Component 1. Evaluating food tree – crop portfolio adoption in Kenya using a nuanced adoption gradient to evaluate uptake of the technology to inform further piloting in Zambia.
Component 2. Customising nutritious food tree – crop portfolios for three localities in Zambia which will address seasonal food and nutritional gaps in local diets.
Component 3. Validating and refining food tree – crop portfolios through farm system analyses and understanding farmer aspirations, including gender and youth considerations.
Component 4. Laying the foundations for adoption and exploring market opportunities and value chain interventions for priority food tree – crop portfolio produce.
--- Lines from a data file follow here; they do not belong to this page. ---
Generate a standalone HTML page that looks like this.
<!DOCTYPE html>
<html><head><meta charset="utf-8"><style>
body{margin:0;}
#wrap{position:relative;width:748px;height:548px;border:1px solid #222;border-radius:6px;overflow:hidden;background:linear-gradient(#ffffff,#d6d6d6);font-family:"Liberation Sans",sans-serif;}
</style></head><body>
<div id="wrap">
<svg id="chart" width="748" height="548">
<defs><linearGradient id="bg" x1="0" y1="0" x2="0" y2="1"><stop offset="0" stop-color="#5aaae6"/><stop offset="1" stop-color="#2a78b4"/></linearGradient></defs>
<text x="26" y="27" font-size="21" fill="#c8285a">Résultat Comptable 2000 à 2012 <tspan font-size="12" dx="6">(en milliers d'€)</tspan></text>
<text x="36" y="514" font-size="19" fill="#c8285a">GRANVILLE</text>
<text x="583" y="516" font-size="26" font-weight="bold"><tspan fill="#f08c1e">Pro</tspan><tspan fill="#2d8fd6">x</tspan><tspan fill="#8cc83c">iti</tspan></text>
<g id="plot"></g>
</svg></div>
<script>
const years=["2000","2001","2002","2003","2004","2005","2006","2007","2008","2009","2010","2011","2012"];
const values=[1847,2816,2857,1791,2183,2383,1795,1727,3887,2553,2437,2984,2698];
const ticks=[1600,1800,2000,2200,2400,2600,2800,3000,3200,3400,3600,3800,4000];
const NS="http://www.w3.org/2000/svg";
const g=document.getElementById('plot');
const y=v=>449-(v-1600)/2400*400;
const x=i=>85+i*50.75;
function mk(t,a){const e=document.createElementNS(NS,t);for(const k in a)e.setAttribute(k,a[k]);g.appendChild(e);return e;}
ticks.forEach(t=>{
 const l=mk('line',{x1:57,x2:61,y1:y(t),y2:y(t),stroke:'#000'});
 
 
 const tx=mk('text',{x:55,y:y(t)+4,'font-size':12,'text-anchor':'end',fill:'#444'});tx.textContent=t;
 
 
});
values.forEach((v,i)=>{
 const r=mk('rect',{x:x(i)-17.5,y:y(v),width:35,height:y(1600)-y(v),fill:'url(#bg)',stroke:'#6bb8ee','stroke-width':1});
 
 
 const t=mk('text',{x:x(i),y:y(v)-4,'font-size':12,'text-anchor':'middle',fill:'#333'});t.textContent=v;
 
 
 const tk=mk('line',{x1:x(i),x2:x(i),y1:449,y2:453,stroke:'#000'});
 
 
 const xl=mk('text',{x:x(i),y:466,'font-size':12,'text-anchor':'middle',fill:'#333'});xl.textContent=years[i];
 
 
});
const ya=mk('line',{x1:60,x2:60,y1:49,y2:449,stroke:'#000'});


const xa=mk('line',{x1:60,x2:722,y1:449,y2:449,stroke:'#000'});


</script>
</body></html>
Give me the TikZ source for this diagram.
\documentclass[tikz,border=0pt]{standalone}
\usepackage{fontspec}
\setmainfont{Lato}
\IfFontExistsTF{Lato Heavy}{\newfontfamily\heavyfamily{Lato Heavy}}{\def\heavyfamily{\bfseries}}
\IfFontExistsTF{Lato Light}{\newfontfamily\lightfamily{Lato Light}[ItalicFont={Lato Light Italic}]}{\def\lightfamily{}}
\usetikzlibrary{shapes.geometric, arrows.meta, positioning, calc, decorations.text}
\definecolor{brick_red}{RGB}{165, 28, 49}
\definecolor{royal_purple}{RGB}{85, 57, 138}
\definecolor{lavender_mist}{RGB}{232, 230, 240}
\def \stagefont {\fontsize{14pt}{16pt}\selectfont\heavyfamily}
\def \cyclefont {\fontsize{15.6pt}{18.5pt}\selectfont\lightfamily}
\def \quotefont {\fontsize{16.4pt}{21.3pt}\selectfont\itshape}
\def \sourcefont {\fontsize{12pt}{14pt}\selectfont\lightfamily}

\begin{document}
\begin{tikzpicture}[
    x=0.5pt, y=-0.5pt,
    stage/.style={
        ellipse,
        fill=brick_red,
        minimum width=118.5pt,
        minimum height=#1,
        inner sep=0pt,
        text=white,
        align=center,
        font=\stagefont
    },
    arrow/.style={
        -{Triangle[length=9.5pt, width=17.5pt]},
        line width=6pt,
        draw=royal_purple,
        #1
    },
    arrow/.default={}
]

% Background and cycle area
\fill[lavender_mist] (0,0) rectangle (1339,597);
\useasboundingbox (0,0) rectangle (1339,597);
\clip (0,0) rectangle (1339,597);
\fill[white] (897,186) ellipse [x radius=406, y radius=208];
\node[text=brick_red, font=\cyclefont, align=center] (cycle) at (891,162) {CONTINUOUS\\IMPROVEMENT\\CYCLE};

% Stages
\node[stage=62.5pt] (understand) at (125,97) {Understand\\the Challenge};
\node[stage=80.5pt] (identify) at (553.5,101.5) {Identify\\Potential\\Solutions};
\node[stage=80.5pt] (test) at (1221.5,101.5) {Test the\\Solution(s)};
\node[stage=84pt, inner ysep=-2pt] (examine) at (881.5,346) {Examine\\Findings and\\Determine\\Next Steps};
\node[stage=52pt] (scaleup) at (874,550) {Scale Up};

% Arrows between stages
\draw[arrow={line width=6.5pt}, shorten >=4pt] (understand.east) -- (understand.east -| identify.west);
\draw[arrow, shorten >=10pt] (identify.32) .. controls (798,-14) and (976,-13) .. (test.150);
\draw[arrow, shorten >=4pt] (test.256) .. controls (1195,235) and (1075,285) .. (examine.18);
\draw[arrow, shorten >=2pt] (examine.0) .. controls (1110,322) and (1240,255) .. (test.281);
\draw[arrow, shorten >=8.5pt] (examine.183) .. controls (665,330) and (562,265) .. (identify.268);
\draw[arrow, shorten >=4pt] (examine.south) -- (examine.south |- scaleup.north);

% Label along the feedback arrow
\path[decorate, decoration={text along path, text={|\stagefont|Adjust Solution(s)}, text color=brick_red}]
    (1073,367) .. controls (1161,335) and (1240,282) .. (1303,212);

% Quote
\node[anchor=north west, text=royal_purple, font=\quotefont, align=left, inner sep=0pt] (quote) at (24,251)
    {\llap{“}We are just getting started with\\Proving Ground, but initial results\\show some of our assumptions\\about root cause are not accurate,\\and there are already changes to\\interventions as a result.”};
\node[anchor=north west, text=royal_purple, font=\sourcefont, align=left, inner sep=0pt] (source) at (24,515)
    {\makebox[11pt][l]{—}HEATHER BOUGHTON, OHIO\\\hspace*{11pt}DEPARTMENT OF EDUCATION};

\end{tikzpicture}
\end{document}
Component 5. Creating a conducive scaling environment through enhancing seed system infrastructure via tree resource and delivery centres for quality seed and seedling production (motherblocks for priority species established), 60 on-farm demonstration plots established, and food tree – crop portfolios piloted across 10000 farms.
Component 6. Strengthening extension actor and smallholder farmer capacities, with at least 100 NARS, development organisation and private sector extension actors trained on food tree – crop portfolio establishment and management and developing and disseminating three tailored communication products to at least 10000 smallholder farmers.